1) The admissions process has stopped screening for Students Who Can Be Successful Here and moved on to screening for Students Willing To Come Here And Who Have Access To Money.

2) Let's make students take extra courses that we can charge for but which don't count toward a diploma. After the original post, I heard from college folks who swore no such thing happens ever, and college students who said, "That totally happened to me," so I'm concluding this is a localized issue and not a universal one.

3) Marketing. We've been trying to convince all students that they must all go to college or they will end up alone, unloved and living in a one room apartment over a hardware store and eating cat food they've warmed up on a hot plate.

Bonus reason) As we spend more and more time getting students ready to take standardized tests, we spend less and less actually preparing them for college.

Well, thanks to blog reader Ajay Srikanth, I've been reading up on the work of Judith Scott-Clayton. Scott-Clayton and colleagues Peter M. Crosta and Clive R. Belfield published some research back in 2012 on this very subject, and Scott-Clayton (Columbia University) penned this little piece for the New York Times.

She was spinning off an article about how early medical screening might not be all it's cracked up to be. And she applies the same thoughts to college placement exams and the remediation they often lead to.

While remediation rates based on placement exams has increased dramatically, Scott-Clayton notes that the major increase is among students with strong high school grades.

For students with high school grade-point averages between 3.5 and 4.0, remediation rates have more than doubled (see chart below). This is not a result of high school grade inflation – the percentage of students with G.P.A.’s in this range has not changed – but is consistent with increasingly ubiquitous placement testing.
Department of Education, National Center for Education Statistics, Beginning Postsecondary Students database; computation by N.C.E.S. QuickStats.


Scott-Clayton considers two important questions raised by all this.

First, is there even any benefit to the remediation, because "remediation has been referred to as the Bermuda Triangle of postsecondary education, because the majority of those who enter never make it out. " 

The second point is so obvious I feel foolish for not having originally considered it. 

Maybe the placement tests just suck.

Scott-Clayton, whose research covers this very subject, says "the tests commonly used to screen for college readiness are only weakly related to college outcomes" and cites two studies mentioned in another NYT piece that say so. Students who go on to have trouble in college pass the test, and students who would have done just fine fail it. This is a murky area of coulda-woulda-shoulda, but Scott-Clayton estimates that one in four remediated math students could have pulled B-or-better grades without remediation, and one in three English students would have done the same in freshman comp.

Scott-Clayton further figures that remediation rates could be dropped by 8 to 12 percent just by exempting strong high school students from placement tests, with no drop in the college's pass-fail rate. At the very least, this would be a cheaper solution that re-tooling the entire US public secondary school system.

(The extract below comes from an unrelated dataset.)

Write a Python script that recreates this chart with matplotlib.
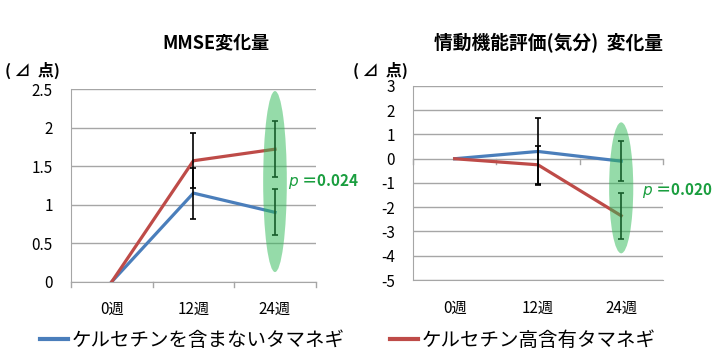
import numpy as np
import matplotlib
matplotlib.use('Agg')
import matplotlib.pyplot as plt
from matplotlib.patches import Ellipse
from matplotlib.lines import Line2D

plt.rcParams['font.family'] = ['Noto Sans CJK JP', 'DejaVu Sans']

# ── Data ──────────────────────────────────────────────
WEEKS = ['0週', '12週', '24週']

mmse_none  = [0, 1.15, 0.90]
mmse_none_err = [0, 0.33, 0.30]
mmse_high  = [0, 1.57, 1.72]
mmse_high_err = [0, 0.36, 0.36]

mood_none  = [0, 0.30, -0.10]
mood_none_err = [0, 1.38, 0.82]
mood_high  = [0, -0.25, -2.35]
mood_high_err = [0, 0.78, 0.95]

P_LEFT  = '0.024'
P_RIGHT = '0.020'

LABEL_NONE = 'ケルセチンを含まないタマネギ'
LABEL_HIGH = 'ケルセチン高含有タマネギ'

BLUE  = '#4A7EBB'
RED   = '#BE4B48'
GREEN_TXT = '#1A9E3F'
GRID  = '#A6A6A6'

fig = plt.figure(figsize=(7.2, 3.6), dpi=100)
axL = fig.add_axes([0.0986, 0.2175, 0.340, 0.535])
axR = fig.add_axes([0.5736, 0.2222, 0.347, 0.539])

x = np.arange(len(WEEKS))


def style(ax, ylim, yticks, ylabels, cat_y):
    ax.set_xlim(-0.5, 2.5)
    ax.set_ylim(*ylim)
    ax.set_yticks(yticks)
    ax.set_yticklabels(ylabels, fontsize=11)
    ax.set_xticks(x)
    ax.set_xticklabels(WEEKS, fontsize=11)
    ax.tick_params(axis='y', length=0, pad=13)
    ax.tick_params(axis='x', length=0, pad=14)
    for s in ['top', 'right']:
        ax.spines[s].set_visible(False)
    ax.spines['left'].set_color(GRID)
    ax.spines['bottom'].set_color(GRID)
    ax.yaxis.grid(True, color=GRID, linewidth=1)
    ax.set_axisbelow(True)
    # category boundary ticks on the category axis
    span = ylim[1] - ylim[0]
    for b in [-0.5, 0.5, 1.5, 2.5]:
        ax.plot([b, b], [cat_y, cat_y - span * 0.025], color=GRID,
                linewidth=1, clip_on=False, zorder=1)


def draw(ax, none, none_err, high, high_err, ell_c, ell_h):
    ax.plot(x, none, color=BLUE, linewidth=2.3, zorder=3)
    ax.plot(x, high, color=RED, linewidth=2.3, zorder=3)
    ax.errorbar(x[1:], high[1:], yerr=high_err[1:], fmt='none',
                ecolor='black', elinewidth=1.2, capsize=2.5, capthick=1.2,
                zorder=4)
    ax.errorbar(x[1:], none[1:], yerr=none_err[1:], fmt='none',
                ecolor='black', elinewidth=1.2, capsize=2.5, capthick=1.2,
                zorder=4)
    ax.add_patch(Ellipse((2, ell_c), 0.29, ell_h, facecolor='#2DB955',
                         edgecolor='none', alpha=0.5, zorder=5))


# ── Left: MMSE ──
style(axL, (0, 2.5), [0, 0.5, 1, 1.5, 2, 2.5],
      ['0', '0.5', '1', '1.5', '2', '2.5'], 0)
draw(axL, mmse_none, mmse_none_err, mmse_high, mmse_high_err, 1.3, 2.35)
axL.text(2.16, 1.30, r'$\mathit{p}$ ＝' + P_LEFT, color=GREEN_TXT,
         fontsize=11, fontweight='bold', va='center', ha='left',
         clip_on=False)

# ── Right: mood ──
yt = list(range(-5, 4))
style(axR, (-5, 3), yt, [str(v) for v in yt], 0)
draw(axR, mood_none, mood_none_err, mood_high, mood_high_err, -1.2, 5.4)
axR.text(2.25, -1.29, r'$\mathit{p}$ ＝' + P_RIGHT, color=GREEN_TXT,
         fontsize=11, fontweight='bold', va='center', ha='left',
         clip_on=False)

# ── Titles and units ──
fig.text(216 / 720, 1 - 43 / 360, 'MMSE変化量', fontsize=13,
         fontweight='bold', ha='center', va='center')
fig.text(549 / 720, 1 - 43 / 360, '情動機能評価(気分)  変化量', fontsize=13.5,
         fontweight='bold', ha='center', va='center')
fig.text(5 / 720, 1 - 70 / 360, '( ⊿  点)', fontsize=11.5,
         fontweight='bold', ha='left', va='center')
fig.text(353 / 720, 1 - 70 / 360, '( ⊿  点)', fontsize=11.5,
         fontweight='bold', ha='left', va='center')

# ── Legend ──
h_none = Line2D([], [], color=BLUE, linewidth=3)
h_high = Line2D([], [], color=RED, linewidth=3)
for h, lab, x0 in [(h_none, LABEL_NONE, 40 / 720),
                   (h_high, LABEL_HIGH, 390 / 720)]:
    fig.legend(handles=[h], labels=[lab], loc='center left',
               bbox_to_anchor=(x0, 1 - 340 / 360), frameon=False,
               fontsize=14, handlelength=1.45, handletextpad=0.2,
               borderpad=0, borderaxespad=0)

fig.savefig('out.png', dpi=100)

Scott-Clayton posits that this system remains in place, like medical screening, because you can regret failing to catch a Bad Thing before it happened, but little regret is involved in pursuing a solution that may not have been necessary. I mean, as long as we've had a dog, our home has not been attacked by Vikings. Maybe we don't need a big floppy chocolate lab to keep the Vikings away, but do we want to take that chance? I think not.

So once again we find that Common Core supporters are trying to sell the Core as a solution that won't work for a problem we don't have. Well, actually, it might work. Since the real problem is that too many incoming freshmen are failing poorly designed standardized placement exams, giving them more high school training taking badly designed standardized tests might indeed fix the problem. Of course, so would throwing the exams out the window and just focusing on actual education. We could prepare them to take college courses instead of preparing them for college placement exams. But we wouldn't want to get too crazy. Vikings, you know.